Und wenn es gar nicht mehr auszuhalten ist: Abbauen! Es hat keinen Sinn, Erfrierungen zu riskieren.

Und noch ein Tipp: Im Winter nicht alleine beobachten! Wenn das Auto bei -15°C an einem abgeschiedenen Platz ohne Handyempfang nicht mehr anspringt, kann das eine lebensbedrohliche Situation werden!

Wir hatten schon sehr schöne winterliche Beobachtungsnächte. Der Himmel ist reich an interessanten Objekten, die Nächte sind lang.

Unser Kälterekord bei einer Astropraxis nahe Wien lag bei -15°C und 60km/h Wind, am 22. 1. 2006 (Bericht hier); das ist sicher eine Ausnahme, aber Beobachten macht auch im Winter viel Spass und von ein bisserl Schnee oder Kälte lassen wir uns die Freude nicht verderben.

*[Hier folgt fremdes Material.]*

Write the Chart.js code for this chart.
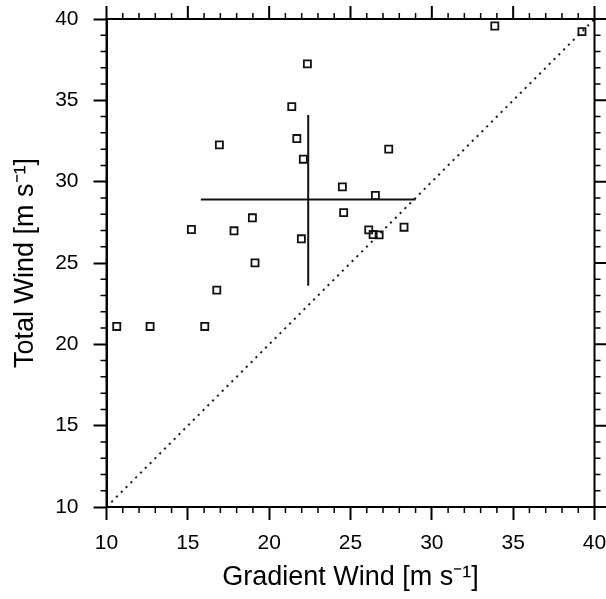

Die niedrigstens Temperaturen beim Beobachten erlebten wir im Rahmen der Polarlichtreise im März 2012 in Lappland, wo unter wolkenlosem Himmel -37°C erreicht wurden, stellenweise sogar weniger. Entsprechend ausgerüstet konnten wir selbst dort mehrere Stunden lang dieses wundervolle Naturspektakel beobachten.